A whole new set of laps was generated using a steering wheel, and this higher quality data showed that the best performing model was not the deepest.
Training data quality was still identified as an issue in this project, as the simulator is clearly not up to the task (driving inside the lane should be trivial, as is on real life).
To augment the data sat, two strategies were used:
-
Flipped images and reversed angles so left and right turns are equally trained. For example, this image:
generates this image, associated with the same steering input, but in the opposite direction
-
Images from lateral cameras, with adjusted steering angles. For example, these three images were captured simultaneously:
Images from lateral cameras were also flipped, so after recording 14,756 original images, 88,536 were available for training (x3 including lateral cameras, x 2 flipping images)
Images were fed to the model by a generator, that randomly shuffled the data set before each epoch.
I used this training data for training the model. The validation set helped determine if the model was over or under fitting.
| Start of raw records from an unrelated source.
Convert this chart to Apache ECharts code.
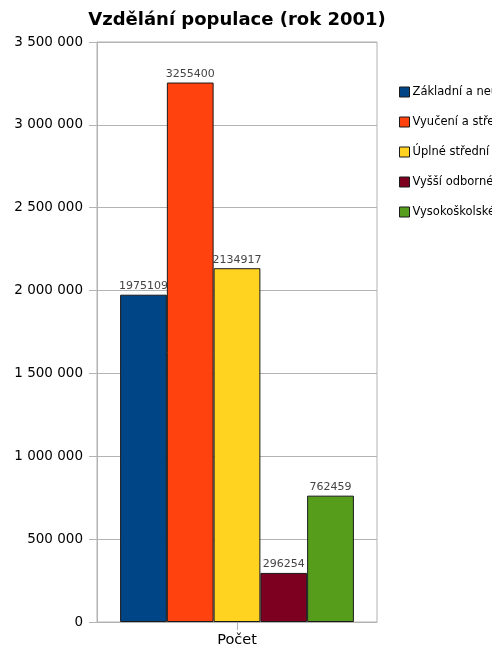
<!DOCTYPE html>
<html><head><meta charset="utf-8">
<script src="https://cdn.jsdelivr.net/npm/echarts@6/dist/echarts.min.js"></script>
<style>html,body{margin:0;padding:0;background:#fff}#c{width:492px;height:655px}</style>
</head><body><div id="c"></div>
<script>
const categories = ['Počet'];
const seriesNames = ['Základní a neukončené', 'Vyučení a střední bez maturity', 'Úplné střední s maturitou', 'Vyšší odborné', 'Vysokoškolské'];
const seriesValues = [1975109, 3255400, 2134917, 296254, 762459];
const seriesColors = ['#004586', '#ff420e', '#ffd320', '#7e0021', '#579d1c'];
const yMin = 0, yMax = 3500000, yInterval = 500000;

const fmt = v => String(v).replace(/\B(?=(\d{3})+(?!\d))/g, ' ');
const chart = echarts.init(document.getElementById('c'));
chart.setOption({
  animation: false,
  textStyle: { fontFamily: 'DejaVu Sans, sans-serif' },
  title: { text: 'Vzdělání populace (rok 2001)', left: 232, textAlign: 'center', top: 6,
    textStyle: { fontSize: 18, fontWeight: 'bold', color: '#000', fontFamily: 'DejaVu Sans' } },
  legend: {
    orient: 'vertical', left: 394, top: 81, itemGap: 18, itemWidth: 10, itemHeight: 10,
    icon: 'rect', itemStyle: { borderColor: '#1a1a1a', borderWidth: 1 },
    textStyle: { fontSize: 11.5, color: '#000', padding: [0,0,0,-2] },
    data: seriesNames
  },
  grid: { left: 97, right: 115, top: 42, bottom: 33, show: true, borderColor: '#b3b3b3', borderWidth: 1 },
  xAxis: { type: 'category', data: categories,
    axisLine: { show: true, lineStyle: { color: '#b3b3b3' } },
    axisTick: { show: true, alignWithLabel: true, length: 8, lineStyle: { color: '#b3b3b3' } },
    axisLabel: { fontSize: 14.5, color: '#000', margin: 11 } },
  yAxis: { type: 'value', min: yMin, max: yMax, interval: yInterval,
    axisLine: { show: true, lineStyle: { color: '#b3b3b3' } },
    axisTick: { show: true, length: 8, lineStyle: { color: '#b3b3b3' } },
    splitLine: { lineStyle: { color: '#b3b3b3' } },
    axisLabel: { fontSize: 13.5, color: '#000', margin: 14, formatter: fmt } },
  series: seriesNames.map((n, i) => ({
    name: n, type: 'bar', data: [seriesValues[i]],
    barGap: '0%', barCategoryGap: '16.5%',
    itemStyle: { color: seriesColors[i], borderColor: '#1a1a1a', borderWidth: 1 },
    label: { show: true, position: 'top', distance: 3, fontSize: 11, color: '#444' }
  }))
});
</script></body></html>
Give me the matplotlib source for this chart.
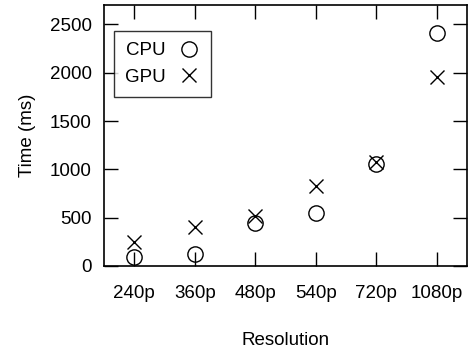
import numpy as np
import matplotlib.pyplot as plt

# Data
resolutions = ['240p', '360p', '480p', '540p', '720p', '1080p']
cpu_ms = [90, 120, 440, 545, 1055, 2415]
gpu_ms = [250, 400, 520, 830, 1075, 1960]

plt.rcParams['font.family'] = ['Liberation Sans', 'DejaVu Sans']
plt.rcParams['font.size'] = 13.5

fig = plt.figure(figsize=(4.73, 3.52), dpi=100)
ax = fig.add_axes([104 / 473, 1 - 266 / 352, (467 - 104) / 473, (266 - 5) / 352])

x = np.arange(len(resolutions))
ax.plot(x, cpu_ms, 'o', markersize=11, markerfacecolor='none',
        markeredgecolor='black', markeredgewidth=1.0, label='CPU')
ax.plot(x, gpu_ms, 'x', markersize=10, color='black',
        markeredgewidth=1.0, label='GPU')

ax.set_xlim(-0.5, len(resolutions) - 0.5)
ax.set_ylim(0, 2700)
ax.set_xticks(x)
ax.set_xticklabels(resolutions)
ax.set_yticks([0, 500, 1000, 1500, 2000, 2500])
ax.tick_params(direction='in', length=10, width=1, top=True, right=True)
ax.tick_params(axis='x', pad=14)
ax.tick_params(axis='y', pad=9)
for s in ax.spines.values():
    s.set_linewidth(1.2)

ax.set_xlabel('Resolution', labelpad=21)
ax.set_ylabel('Time (ms)', labelpad=10)

leg = ax.legend(loc='upper left', bbox_to_anchor=(10 / 363, 1 - 26 / 261),
                borderaxespad=0, markerfirst=False, frameon=True, fancybox=False,
                handlelength=1.2, handletextpad=0.6, borderpad=0.6,
                labelspacing=0.5)
leg.get_frame().set_edgecolor('black')
leg.get_frame().set_linewidth(1.0)

plt.savefig('out.png', dpi=100)
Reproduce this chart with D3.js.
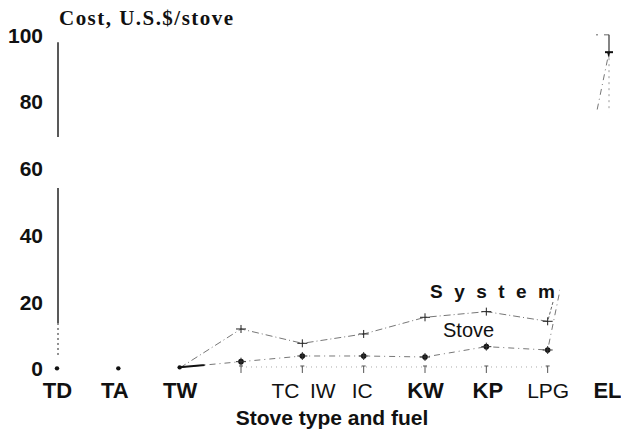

The ideal number of epochs was 5. Tests were run with 7 and 10 epochs, but error was not going down for the validation set most of the times after epoch 5, and overfitting (increasing validation error) appeared in epoch 6 or 7, except for the deeper models, that were not further tested after it was evidenced that they performed worse that the chosen architecture.
The model was used to try to drive in the second track. It invaded the left lane at times, and ended getting stuck, but it performed reasonably well, specially considering how difficult it was for me to drive in that track! A recording of the autonomous drive can be seen here:
An attempt to modify the drive.py file with target speed depending on the steering angle was implemented. The results were acceptable for the first track, altough the slowest speeds were reached at the exit of turns instead of during the turn, as the simulator had some lag implementing the required throttle values (when an order was executed, 5 other were already issued). A video of the drive can be seen here:
A model was trained attempting to predict both steering and throttle values. Predicted throttle resulted initially in very high speeds, and even after setting a max speed, produced erratic drives. The second track could not be driven at all with this model, as not enough throttle was applied to climb slopes. My suspicion is hat the problem stems from training data, as it had to be generated so carefully, throttle values are probably not representative of a regular drive (frequent slow downs, and associated speed ups in random places). The most inconsistent values, of course, were those from the recovery data, as all recoveries started with the car stopped, and full throttle applied, but even after ignoring those values, the results were not satisfactory.